Did any member perchance happen to see & purchase the Ficelle bicycle which was on Minnesota CL this past week?  It was located in St. Cloud & sold quickly.  Perhaps it had belonged to a St. Olaf's student.  Importer was likely Island Cycle Supply Co. of Minneapolis. Looks like ~1974.

Thank you.






-----


----------



## dnc1 (Jul 5, 2018)

@Rollonby7474


----------



## fordmike65 (Jul 5, 2018)

dnc1 said:


> @Rollonby7474



https://thecabe.com/forum/threads/ficelle-bike-info.134221/


----------



## juvela (Jul 5, 2018)

-----

Thanks so much for the responses!  

-----


----------



## berniebike (Aug 23, 2018)

juvela said:


> -----
> 
> Did any member perchance happen to see & purchase the Ficelle bicycle which was on Minnesota CL this past week?  It was located in St. Cloud & sold quickly.  Perhaps it had belonged to a St. Olaf's student.  Importer was likely Island Cycle Supply Co. of Minneapolis. Looks like ~1974.
> 
> ...



never heard of the brand til last week.
one popped up at a local auction site.
mines a mixte gold color original except for the seat.
huret gears mafac brakes upright steel bars.
steel wheels quick release alloy hubs.

can post pics once i get motivated.


----------



## berniebike (Sep 8, 2018)

berniebike said:


> never heard of the brand til last week.
> one popped up at a local auction site.
> mines a mixte gold color original except for the seat.
> huret gears mafac brakes upright steel bars.
> ...


----------



## juvela (Sep 8, 2018)

-----

thanks very much for posting berniebike.  
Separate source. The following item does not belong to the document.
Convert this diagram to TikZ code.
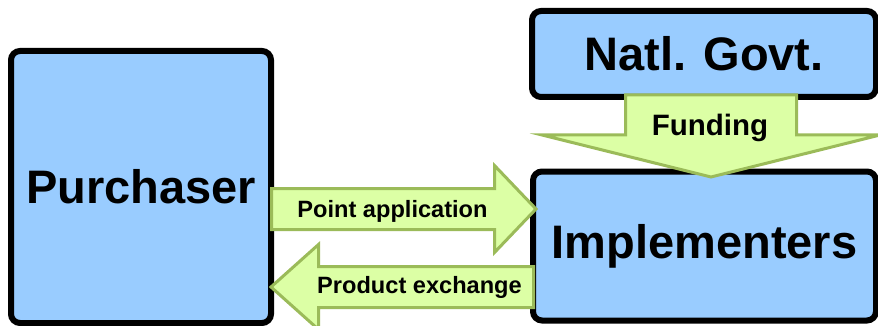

frame constructed with NERVEX lug pattern nr. 45/159.  pump pegs are NERVEX ref. 845.

chainset is UNIVERSEL brand (A. Duprat).

headset likely Lightrace brand from Etablissements Grouard of St. Etienne but can not see well enough to confirm.
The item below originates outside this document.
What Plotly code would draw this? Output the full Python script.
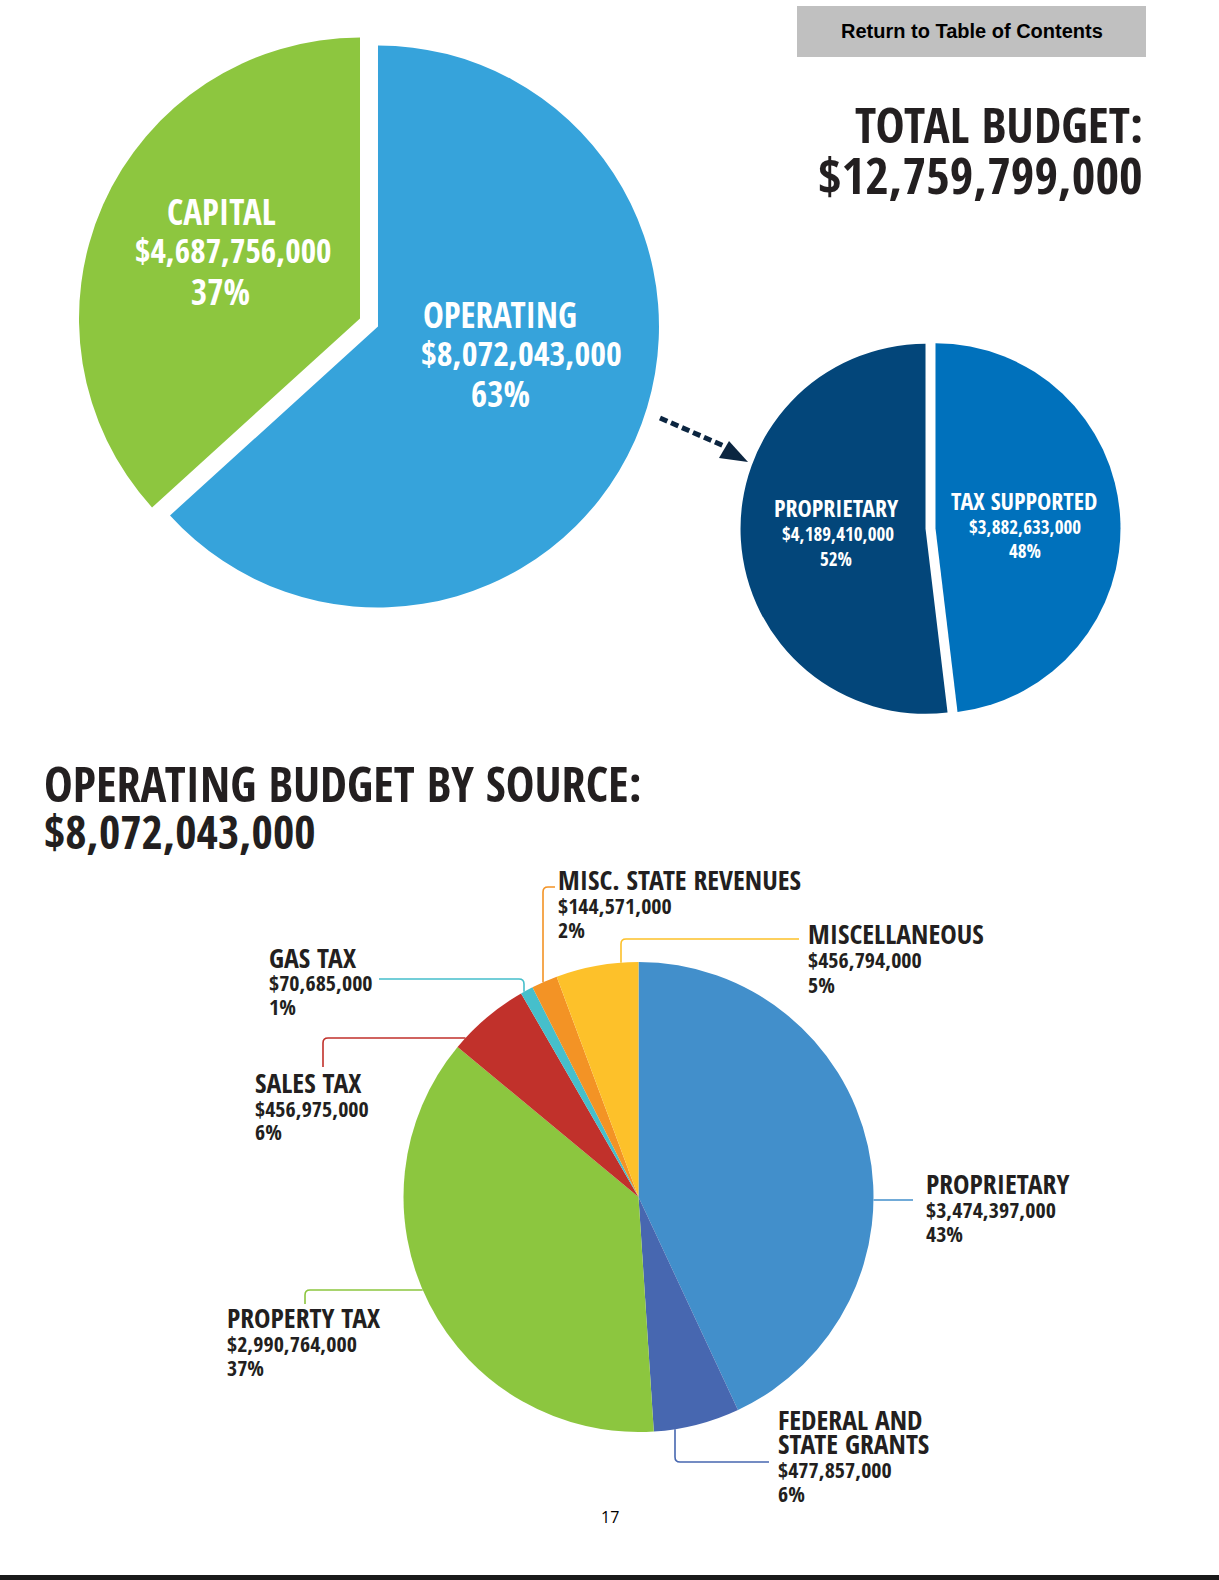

pedals are Lyotard nr. 25 R.

while brakes are MAFAC front hanger is CLB.

seat binder is ALGI.

frame pump is AFA (Poutrait-Morin) model nr. 818.

cables and cable casing are EJAC brand from Etablissements J. Jeunehomme.

reflectors were added post manufacture & appear to be Cateye brand from Japan.

round flange holes in the Normandy Sport hubs suggest a late 1960's date for the bike.  of course machine could be slightly later and manufacturer simply using up old stock...

-----


----------



## berniebike (Sep 9, 2018)

juvela said:


> -----
> 
> thanks very much for posting berniebike.
> 
> ...



sounds like you know your old french bikes.
thanks for the update.
wish i had more time for detailed pics.
just too many projects not enough hours.
thanks


----------



## juvela (Sep 14, 2018)

------

Here is the _Bicycling! _ magazine review of a Ficelle road machine from the December 1972 number -

















Some of the text is amusing.  One wonders if the specifications list was prepared by the importer or by the reviewer.  He identifies the chainset brand as "Universal" rather than as UNIVERSEL (A. Duprat).  Brakeset and stem/bar set are listed as GB which seems highly unlikely.  Hubs are listed as "Atom" brand.  While skewers are indeed M.M. Atom hubs are Normandy Sport.  Gear set is identified as "Huret stamped steel" rather than the model names for the components such as model 700 front mech and Svelto rear mech.

One can only wonder at what Ralph Nader would think to see his name misspelt and mongrelized into "Nadarized."   

A fun time capsule in any event!  

-----


----------